Sunday, July 01, 2007

Travel knitting

Another work trip, another chance to spend hours on end just knitting and minding my own business. :) I sort of like work trips! This time I flew to Houston for a day, which meant two travel days with a total of 14 hours of time at airports and planes. The result?

Two baby sweaters using the Elizabeth Zimmermann Baby surprise jacket -pattern, and a little felted cozy for my new phone/toy from work.

I really enjoyed the EZ pattern -this was a first for me. The Baby surprise jacket is a fun knit and a perfect way to use leftover yarns! I used up 5 balls of miscellaneous yarns in making these two sweaters. Pretty good, I would say. So the total cost for making two baby gifts was $ 3.50 for the pattern (plus shipping) and about $ 3.00 for the buttons. Not bad.

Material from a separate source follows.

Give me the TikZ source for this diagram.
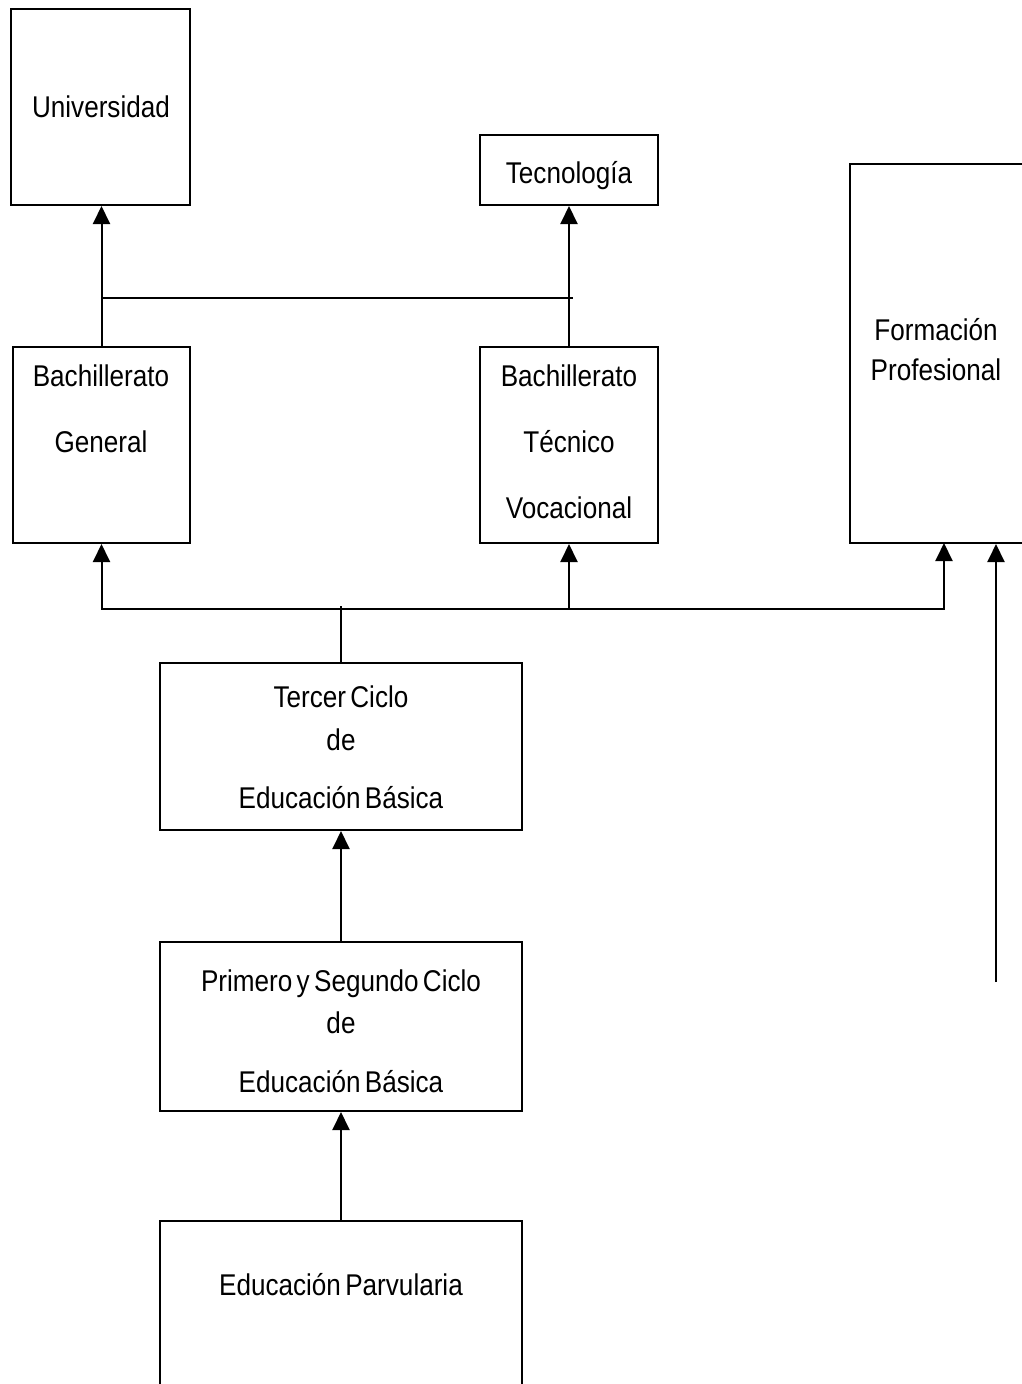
\documentclass[tikz,border=0pt]{standalone}
\usepackage{fontspec}
\setmainfont{Liberation Sans}[FakeStretch=0.87,WordSpace=0.6]
\usetikzlibrary{arrows.meta}
\begin{document}
\begin{tikzpicture}[x=1pt,y=-1pt,
  box/.style={draw, line width=2pt, inner sep=0pt},
  lbl/.style={anchor=base, inner sep=0pt, font=\fontsize{30}{36}\selectfont},
  conn/.style={line width=2pt},
  up/.style={conn, -{Triangle[width=17pt,length=18pt]}}]
\useasboundingbox (0,0) rectangle (1022,1384);
\clip (0,0) rectangle (1022,1384);

% boxes
\node[box, minimum width=179pt, minimum height=196pt] (univ) at (100.5,107) {};
\node[box, minimum width=178pt, minimum height=70pt]  (tec)  at (569,170) {};
\node[box, minimum width=180pt, minimum height=379pt] (fp)   at (940,353.5) {};
\node[box, minimum width=177pt, minimum height=196pt] (bg)   at (101.5,445) {};
\node[box, minimum width=178pt, minimum height=196pt] (btv)  at (569,445) {};
\node[box, minimum width=362pt, minimum height=167pt] (tc)   at (341,746.5) {};
\node[box, minimum width=362pt, minimum height=169pt] (ps)   at (341,1026.5) {};
\node[box, minimum width=362pt, minimum height=199pt] (ep)   at (341,1320.5) {};

% labels
\node[lbl] (univT) at (101,117) {Universidad};
\node[lbl] (tecT)  at (569,183) {Tecnología};
\node[lbl] (fpT1)  at (936,340) {Formación};
\node[lbl] (fpT2)  at (936,380) {Profesional};
\node[lbl] (bgT1)  at (101,386) {Bachillerato};
\node[lbl] (bgT2)  at (101,452) {General};
\node[lbl] (btvT1) at (569,386) {Bachillerato};
\node[lbl] (btvT2) at (569,452) {Técnico};
\node[lbl] (btvT3) at (569,518) {Vocacional};
\node[lbl] (tcT1)  at (341,707) {Tercer Ciclo};
\node[lbl] (tcT2)  at (341,750) {de};
\node[lbl] (tcT3)  at (341,808) {Educación Básica};
\node[lbl] (psT1)  at (341,991) {Primero y Segundo Ciclo};
\node[lbl] (psT2)  at (341,1033) {de};
\node[lbl] (psT3)  at (341,1092) {Educación Básica};
\node[lbl] (epT)   at (341,1295) {Educación Parvularia};

% junction points
\coordinate (upperbar) at (573,298);
\coordinate (lowbar)   at (0,609);
\coordinate (fpin)     at (944,543);
\coordinate (side)     at (996,982);

% upper level connectors
\draw[up] (bg.north) -- (bg.north |- univ.south);
\draw[up] (btv.north) -- (btv.north |- tec.south);
\draw[conn] (bg.north |- upperbar) -- (upperbar);

% lower level connectors
\draw[conn] (tc.north) -- ([yshift=3pt]tc.north |- lowbar);
\draw[up] (tc.north |- lowbar) -| (bg.south);
\draw[up] (tc.north |- lowbar) -| (fpin);
\draw[up] (btv.south |- lowbar) -- (btv.south);
\draw[up] (ps.north) -- (tc.south);
\draw[up] (ep.north) -- (ps.south);
\draw[up] (side) -- (side |- fp.south);
\end{tikzpicture}
\end{document}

Here's the front of the first one before finishing the shoulder seams and weaving in the ends:

The back with the shoulder piece folded down to show the construction:

The back with the shoulder piece up:

The finished sweater:

This one was knitter using a dark green, a sage green and a white DK weight yarn and 3.25 mm circular needles. The fabric is maybe a little on the dense side, and the sweater is quite small (0-3 month size), so I used a 3.75 mm needle for the next one, and added a few stitches across the back and sleeves. The pink and the maroon are left over yarns from the Argyle vest, and the white is the same as in the first sweater above. Here's the sweater from the inside, spread out:

The front folded up:

The back:

The sleeve:

And finished:

And the felted phone cozy, using Paton's Soy wool:

Pattern from the "make it up as you go" collection, using 4.5 mm needles, 48 stitches around, attached I-cord edging and loops. The stripes just happened to turn out symmetrical, which made me very happy.